A self-proclaimed exploration of Ali’s personhood, FIYAH!!! functions as a vessel for beauty and imperfection, virtue and fallibility, anger and love, all things that make up a human being. It is a plain and unforgiving snapshot of the human condition, made both broad, by its abstract concepts, and deeply personal, by its explorations of black and queer cultural history.

The city of Baltimore figures heavily into the eccentric and often jarring sounds on this record. Marching band, Baltimore club and Vogue, Motown, gospel, free jazz, punk, and more all collide here, shattering each genre before arranging the pieces into a new musical mosaic, a history of a city and its people. It’s a record that defies musical convention while still deifying those musical pillars that came before it, a record that manages to speak innumerable truths with each new sound. In Ali’s own words, “everything that I am and everything that I am not.”

This isn’t to say, however, that the record is all about philosophizing or abstraction, because saying that would mean ignoring just how fun the record is to listen to. Opener “F.U.F.M.” lets a booming 808 run wild over a club snare, free jazz brass, and slices of processed noise. “Spiraling” fuses hand drumming with horror movie synthesizers. Other tracks like “DaWon” feature pop melodies drowned out by distorted drums and a choir of increasingly dissonant backing vocals.

There’s a sense of humor about the material presented here, as though Ali would prefer the listener loosen up a bit and shake their ass instead of stroking their chin. That sense of humor, though, quickly and consistently transitions into moments of violence, and of profound darkness. This is, perhaps, best exemplified by tracks “Peggylude I & II” the first of which finds fellow Baltimore artist JPEGMAFIA roleplaying as a hater secretly desperate for a shout out. It features some of the most hilarious quotables of the year, and references both Ali’s chest hair and Jaime Fox’s hairline. The second interlude, however, finds JPEG speaking plainly and from a personal standpoint about the hopelessness of being “black and creative in 2019.” It’s clear that relief is an important theme, but also that relief is never absolute.

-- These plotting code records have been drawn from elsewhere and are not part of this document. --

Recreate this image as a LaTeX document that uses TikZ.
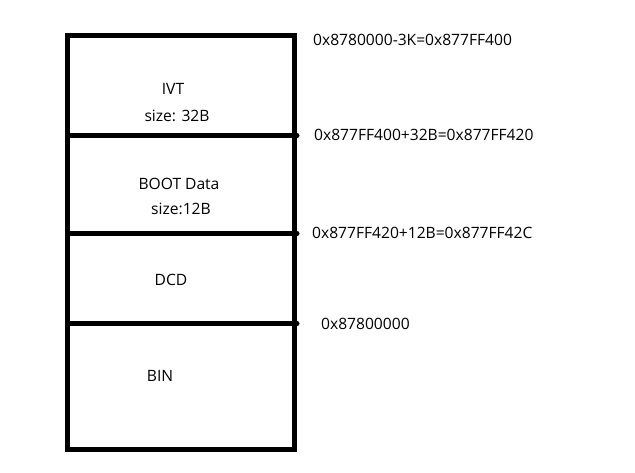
\documentclass[tikz,border=0pt]{standalone}
\usepackage{fontspec}
\setmainfont{Open Sans}
\begin{document}
\begin{tikzpicture}[x=1pt,y=-1pt,
  frame/.style={line width=5pt},
  divider/.style={line width=5pt,line cap=round},
  lbl/.style={inner sep=0pt,font=\fontsize{15.6}{18}\selectfont},
  addr/.style={lbl,anchor=west}]
\useasboundingbox (0,0) rectangle (635,473);
\draw[frame] (67.5,35.5) rectangle (294,449);
\coordinate (d1l) at (67.5,135.5); \coordinate (d1r) at (297,135.5);
\coordinate (d2l) at (67.5,233.5); \coordinate (d2r) at (297,233.5);
\coordinate (d3l) at (67.5,323.5); \coordinate (d3r) at (297,323.5);
\draw[divider] (d1l) -- (d1r);
\draw[divider] (d2l) -- (d2r);
\draw[divider] (d3l) -- (d3r);
\node[lbl] (ivt) at (173,89) {IVT};
\node[lbl] (ivtsize) at (177,116) {size: 32B};
\node[lbl] (boot) at (179,184) {BOOT Data};
\node[lbl] (bootsize) at (181,209) {size:12B};
\node[lbl] (dcd) at (171,280) {DCD};
\node[lbl] (bin) at (160,376) {BIN};
\node[addr] (a0) at (313,40) {0x8780000-3K=0x877FF400};
\node[addr] (a1) at (314,135) {0x877FF400+32B=0x877FF420};
\node[addr] (a2) at (312,233) {0x877FF420+12B=0x877FF42C};
\node[addr] (a3) at (321,324) {0x87800000};
\end{tikzpicture}
\end{document}
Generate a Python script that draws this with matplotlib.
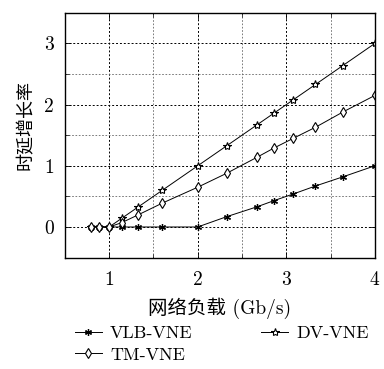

Ali themself says that the record was made in an attempt to understand how they could “unleash social political critiques, emotions, and personal traumas into a musical abyss of revolution.” They are asking – with every moment of harsh noise and every series of dance rhythms – how individual and cultural expression can survive, and be used to positive ends, in a world full of hatred and evil. It’s also only the first step in Ali’s journey toward a fully realized musical identity, and any artist asking questions this big, and making records this ambitious has their work cut out for them. Ali, however, is clearly more than qualified, and has, with their debut project, established themself as one of the most exciting figures in underground rap music.